Q: The market is pricing a 3.4%-3.5% terminal rate. Is that a reasonable expectation?

A: It’s the market’s job to try to figure out what the terminal rate is, but it’s not something we have to do at this point in time. We’ll wait for the data and assess accordingly. So, let me just reiterate, from where we are now, given recent data and our projections, we are likely to see more rate action beyond March and I would leave the issue of the terminal rate for later.

Q: Should rate hikes end by the summer?

A: I don't think we should put a calendar on it. Typically, of course, when you're in the rate hike cycle, you hike for some time, might pause, or not, then might continue, depending on the data.

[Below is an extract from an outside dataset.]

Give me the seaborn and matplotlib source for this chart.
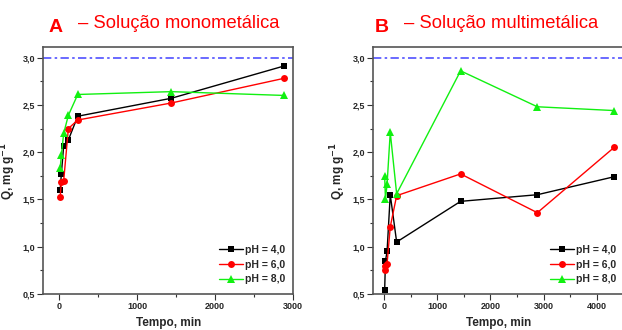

Then typically you would keep the rate there for some time until you are confident that the inflation is back to where you want it to be.

Q: If you say keep the rate there for “some time,” then is the market misreading the ECB when it prices a cut in early 2024?

A: I wouldn't even want to talk about rate cuts while we’re still in the process of hiking.

Q: Are you focusing more on headline or core inflation?

A: We need to look at both numbers. Monetary policy is clearly better suited to deal with core inflation as core inflation is mostly driven by demand side shocks. Core inflation provides a clearer picture of the underlying inflation pressures and thus could serve as a guide to where headline inflation itself is heading, provided that the economy is not hit by multiple shocks that can blur the relationship between core and headline inflation. In addition, when headline inflation has an important transitory component, a focus on core measures can help avoid monetary policy mistakes. However, headline and core are not independent of each other, and stable headline inflation is the ultimate goal of monetary policy as households care about the prices of all the items they buy. It clearly does not make sense to pretend that people do not eat or drive.

Q: What do you need to see in core inflation to be confident that policy is working and you're going in the right direction?

A: We need to see a sustained decline in core inflation. Core inflation is still clearly too high.

Q: When do you think that might happen?

A: HICP flash estimate for January 2023 that indicates lower inflation pressures than expected, stronger euro and new futures for energy, commodities and food indicate that there could be a downward revision of headline inflation forecasts in the new projection that will be published in March. However, we have to keep in mind that errors in the conditioning assumptions, mostly based on futures, particularly for energy prices, explain about three-quarters of the recent Eurosystem and ECB staff projection errors for inflation. In addition to their direct impact on consumer prices for energy, these assumption errors have also had indirect effects on the projections for non-energy inflation, so we can only hope that new assumptions will not come with large margins of error.

China’s reopening is a risk. But we also have lots of large, very energy intensive firms that have cut or shut production because energy prices were above their breakeven levels. Now prices are sharply lower, so you might see them reopen and that, in a way, and to an extent, might also work as an automatic stabilizer of prices. One fertilizer company in Croatia – Petrokemija – accounts for 25% of total gas consumption in a country. They are now shut down but they might be restarting production with lower prices of gas.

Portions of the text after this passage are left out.